Racial disparities continue to be a problem in Champaign Unit 4 Schools a full decade after the District was released from accountability under a federal court agreement meant to address racial segregation in the Unit. The NAACP Champaign County Branch and the Champaign County Chapter of the ACLU of Illinois raised concerns – and called on the District to address these issues – in a letter sent to school officials. Representatives from the two groups will be present for the December 9th Board of Education meeting to further outline the concerns. 
The groups point to numerous areas of concerns, including a wide gap in proficiency in English language and math among White and Black students. Data provided by the Illinois State Board of Education show that in Unit 4, just 8% of Black children are proficient in English Language Arts (ELA) while 47% of White students are proficient.  In Math, just 6% of Black children achieved proficiency compared to nearly one half (49%) of White children achieved that proficiency. 

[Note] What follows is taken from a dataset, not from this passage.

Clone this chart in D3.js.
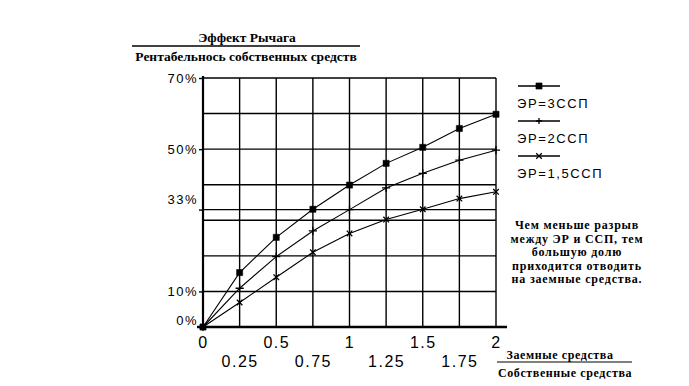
<!DOCTYPE html>
<html><head><meta charset="utf-8">
<script src="https://cdn.jsdelivr.net/npm/d3@7/dist/d3.min.js"></script>
<style>
body{margin:0;background:#fff;}
svg{display:block;}
.serif{font-family:"Liberation Serif","DejaVu Serif",serif;font-weight:bold;}
.sans{font-family:"Liberation Sans",Arial,sans-serif;}
</style></head>
<body><svg id="c" width="689" height="386"></svg>
<script>
// ---- data ----
const xValues = [0, 0.25, 0.5, 0.75, 1, 1.25, 1.5, 1.75, 2];
const seriesNames = ["ЭР=3ССП", "ЭР=2ССП", "ЭР=1,5ССП"];
const er3 = [0, 15.3, 25.2, 33.1, 39.9, 46.0, 50.5, 55.8, 59.8];
const er2 = [0, 10.9, 19.8, 27.0, 33.0, 39.1, 43.2, 46.9, 49.7];
const er15 = [0, 6.9, 14.0, 21.0, 26.3, 30.2, 33.1, 36.1, 38.0];
const yGridValues = [0, 10, 20, 30, 33, 40, 50, 60, 70];
const yTickValues = [0, 10, 33, 50, 70];
const xTicksMajor = [0, 0.5, 1, 1.5, 2];
const xTicksMinor = [0.25, 0.75, 1.25, 1.75];
const yTitle = ["Эффект Рычага", "Рентабельнось собственных средств"];
const xTitle = ["Заемные средства", "Собственные средства"];
const note = ["Чем меньше разрыв", "между ЭР и ССП, тем", "большую долю", "приходится отводить", "на заемные средства."];

const svg = d3.select("#c");
const x = d3.scaleLinear().domain([0, 2]).range([203, 496]);
const y = d3.scaleLinear().domain([0, 70]).range([327, 78]);

// grid
const g = svg.append("g");
g.selectAll("line.h").data(yGridValues).join("line")
  .attr("x1", x(0)).attr("x2", x(2)).attr("y1", d => y(d)).attr("y2", d => y(d))
  .attr("stroke", "#000").attr("stroke-width", 1.4);
g.selectAll("line.v").data(xValues.slice(1)).join("line")
  .attr("x1", d => x(d)).attr("x2", d => x(d)).attr("y1", y(70)).attr("y2", y(0))
  .attr("stroke", "#000").attr("stroke-width", 1.4);
// axes lines
g.append("line").attr("x1", x(0)).attr("x2", x(0)).attr("y1", y(70) - 2).attr("y2", y(0) + 2)
  .attr("stroke", "#000").attr("stroke-width", 2.2);
g.append("line").attr("x1", x(0) - 6).attr("x2", x(2) + 11).attr("y1", y(0)).attr("y2", y(0))
  .attr("stroke", "#000").attr("stroke-width", 2.6);

// y axis labels
const ya = svg.append("g").attr("transform", `translate(${x(0)},0)`)
  .call(d3.axisLeft(y).tickValues(yTickValues).tickFormat(d => d + "%").tickSize(4).tickPadding(1));
ya.select(".domain").remove();
ya.selectAll("line").attr("stroke-width", 1.4);
ya.selectAll("text").attr("class", "sans").attr("font-size", 13).attr("letter-spacing", 1.5)
  .attr("fill", "#000").attr("dy", d => d === 33 ? "-0.5em" : d === 0 ? "-0.2em" : "0.32em");

// x axis labels
const xa1 = svg.append("g").attr("transform", `translate(0,${y(0)})`)
  .call(d3.axisBottom(x).tickValues(xTicksMajor).tickFormat(d3.format("")).tickSize(0).tickPadding(10));
xa1.select(".domain").remove();
xa1.selectAll("text").attr("class", "sans").attr("font-size", 16).attr("letter-spacing", 1.5).attr("fill", "#000");
const xa2 = svg.append("g").attr("transform", `translate(0,${y(0)})`)
  .call(d3.axisBottom(x).tickValues(xTicksMinor).tickFormat(d3.format("")).tickSize(0).tickPadding(29));
xa2.select(".domain").remove();
xa2.selectAll("text").attr("class", "sans").attr("font-size", 16).attr("letter-spacing", 1.5).attr("fill", "#000");

// series
const seriesData = [er3, er2, er15];
const symbols = [d3.symbolSquare, d3.symbolPlus, d3.symbolX];
const symSizes = [38, 24, 22];
const line = d3.line().x((d, i) => x(xValues[i])).y(d => y(d));
seriesData.forEach((s, k) => {
  svg.append("path").datum(s).attr("d", line).attr("fill", "none")
    .attr("stroke", "#000").attr("stroke-width", 1.1);
  svg.selectAll(null).data(s).join("path")
    .attr("transform", (d, i) => `translate(${x(xValues[i])},${y(d)})`)
    .attr("d", d3.symbol().type(symbols[k]).size(symSizes[k]))
    .attr("fill", k === 0 ? "#000" : "none").attr("stroke", "#000").attr("stroke-width", k === 0 ? 0.5 : 1.3);
});

// legend
const lg = svg.append("g");
seriesNames.forEach((n, k) => {
  const ly = 86 + k * 35;
  lg.append("line").attr("x1", 518).attr("x2", 560).attr("y1", ly).attr("y2", ly)
    .attr("stroke", "#000").attr("stroke-width", 1.3);
  lg.append("path").attr("transform", `translate(539,${ly})`)
    .attr("d", d3.symbol().type(symbols[k]).size(k === 1 ? 14 : symSizes[k]))
    .attr("fill", k === 0 ? "#000" : "none").attr("stroke", "#000").attr("stroke-width", k === 0 ? 0.5 : 1.3);
  lg.append("text").attr("class", "sans").attr("x", 517).attr("y", ly + 22)
    .attr("font-size", 13).attr("letter-spacing", 1.6).text(n);
});

// y title
svg.append("text").attr("class", "serif").attr("x", 247).attr("y", 42)
  .attr("text-anchor", "middle").attr("font-size", 13.5).text(yTitle[0]);
svg.append("line").attr("x1", 132).attr("x2", 360).attr("y1", 46).attr("y2", 46)
  .attr("stroke", "#000").attr("stroke-width", 1.3);
svg.append("text").attr("class", "serif").attr("x", 246).attr("y", 61)
  .attr("text-anchor", "middle").attr("font-size", 13.5).text(yTitle[1]);

// x title
svg.append("text").attr("class", "serif").attr("x", 560).attr("y", 359)
  .attr("text-anchor", "middle").attr("font-size", 12).attr("letter-spacing", 0.6).text(xTitle[0]);
svg.append("line").attr("x1", 497).attr("x2", 632).attr("y1", 362).attr("y2", 362)
  .attr("stroke", "#000").attr("stroke-width", 1.2);
svg.append("text").attr("class", "serif").attr("x", 565).attr("y", 377)
  .attr("text-anchor", "middle").attr("font-size", 12).attr("letter-spacing", 0.6).text(xTitle[1]);

// note
svg.append("g").selectAll("text").data(note).join("text").attr("class", "serif")
  .attr("x", 577).attr("y", (d, i) => 229 + i * 13.5).attr("text-anchor", "middle")
  .attr("font-size", 12).attr("letter-spacing", 0.8).text(d => d);
</script></body></html>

These racial disparities also show up in disciplinary action in Unit 4 schools. Ten years ago, when federal oversight of schools was still in place, Black students were 5.5 times more likely to be suspended than White students. This year, according to data from the Education Equity Excellence Committee, that gap has grown to 8.7 times more likely for Black students. 
Ten years ago, when federal oversight of Unit 4 was lifted, the then-Superintendent noted that a “diverse community requires many strategies for true inclusion, and we continue to seek community connections.” The letter makes clear that Unit 4 must recommit itself to this aspiration and finally fulfill its commitment to treating all students in a truly equitable fashion.